一方、アマゾンは日本に2兆円とか投資しているが、グローバル企業はGPUをどこに供給するかを地政学的に判断するので、日本の調子が悪くなったら来ない可能性もある。

さらにアメリカのベンダーだと開発者と直接話をするのが難しいが、当社だと開発に対する顧客からの要望に柔軟に対応しやすい。急な円安で値上げされる懸念などもあり、基盤コストに対する信頼性をどう担保していくかという問題もある。

ガバナンス面でみても、国の方向性に対して、海外の会社は言うことを聞かない可能性がある。「さくらの発展=日本の発展」になる会社だからこそ、お客様も情緒的に使いたいって言ってもらえるところもある。

――一方で、富士通やNECのような既存の大手ベンダーなどは、積極的にガバクラの提供事業者を目指そうという意欲が薄いようにも感じます。理由をどうみていますか。

儲からないからだと思う。

すでにSIビジネスの売り上げが大きいと失うものが多いから、そこを減らすわけにいかない。国内ベンダーは、メーカーや通信キャリア系の会社が多く、短期的な収益を求める傾向が強い。どちらかというと、ニーズが多く、短期的な顧客の問題を解決して、しっかり稼げるコンサルをやったりしている。


18歳で起業した田中社長。株主との向き合い方についても、独自の考え方を持っている(撮影:梅谷秀司)

われわれは目先では儲からないけど、10年単位の中長期で儲かるクラウドインフラの分野に着目した。どちらが正しいということではないが、うちと同じ選択をする会社は、世界中をみてもそんなに多くない。
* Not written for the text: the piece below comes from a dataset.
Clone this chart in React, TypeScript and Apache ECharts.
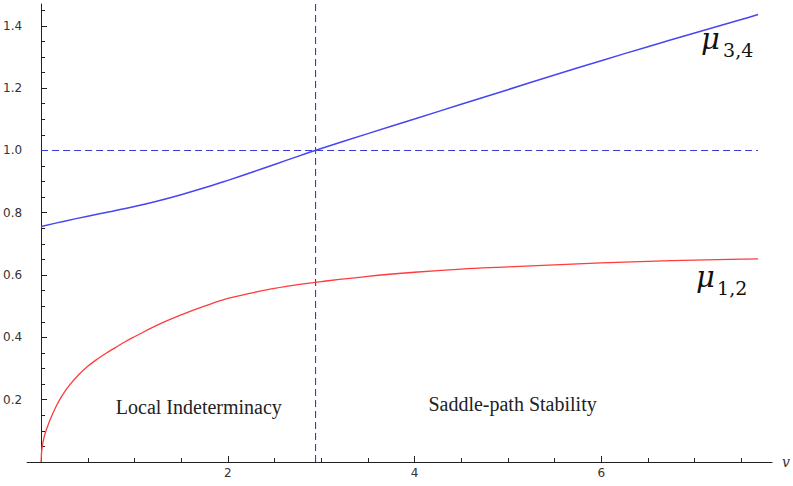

かつての日本企業は人を抱えながら設備投資をしっかりして、利益率は低くても世界中を席巻する成長をしていたが、多くの会社は目先で利益を出し、できるだけアセットや人を抱えないことを考えるようになった。デジタルインフラの時代にそれをやる会社はGAFAMくらいで、われわれはそれを日本でやっている。

「株主資本主義」では勝てない

――市場では、PBR(株価純資産倍率)やROE(自己資本利益率)といった経営指標の改善を求める声も多いです。短期的な成果が見えづらい投資を続けるのは、大変な面もあるのでは。

「株主資本主義」は短期的には利するが、中長期では勝てない。アクティビストが世界で2番目に活躍しやすいのは日本との話もあるが、「誰がそんな日本にした」という憂いがある。

成長するセクターに大胆に投資し、一時的に利益が減っても、その後の売り上げが3倍にも5倍にもなる絵を描き、中長期で株主を利する行動を取る経営者のほうがいい。

2005年に会社が上場し、2007年に債務超過になった後の3年は自分も株主の顔色をうかがいながら経営していて、ROEやROA(総資産利益率)、PBRの改善をやっていた時期もあった。でも、「違うな」と思った。

それで2011年に、利益を大幅に減らしながらも(クラウドに最適化された日本最大級の郊外型データセンターである)石狩データセンターに投資するチャレンジをして、2014〜2015年くらいから本格的に成長路線に戻そうとした。そのときにブロックチェーンに取り組んだら、急に「ブロックチェーン銘柄」になって株価が急騰したこともある。

世の中の流れの反対に向かうのは精神力も必要だ。そうした判断ができるのは、僕自身が”起業家”だからなのかもしれない。20年の長期政権で社長をやる中で、目先で少々悪くなっても、10年で大きな成長をさせればいい、という感覚がある。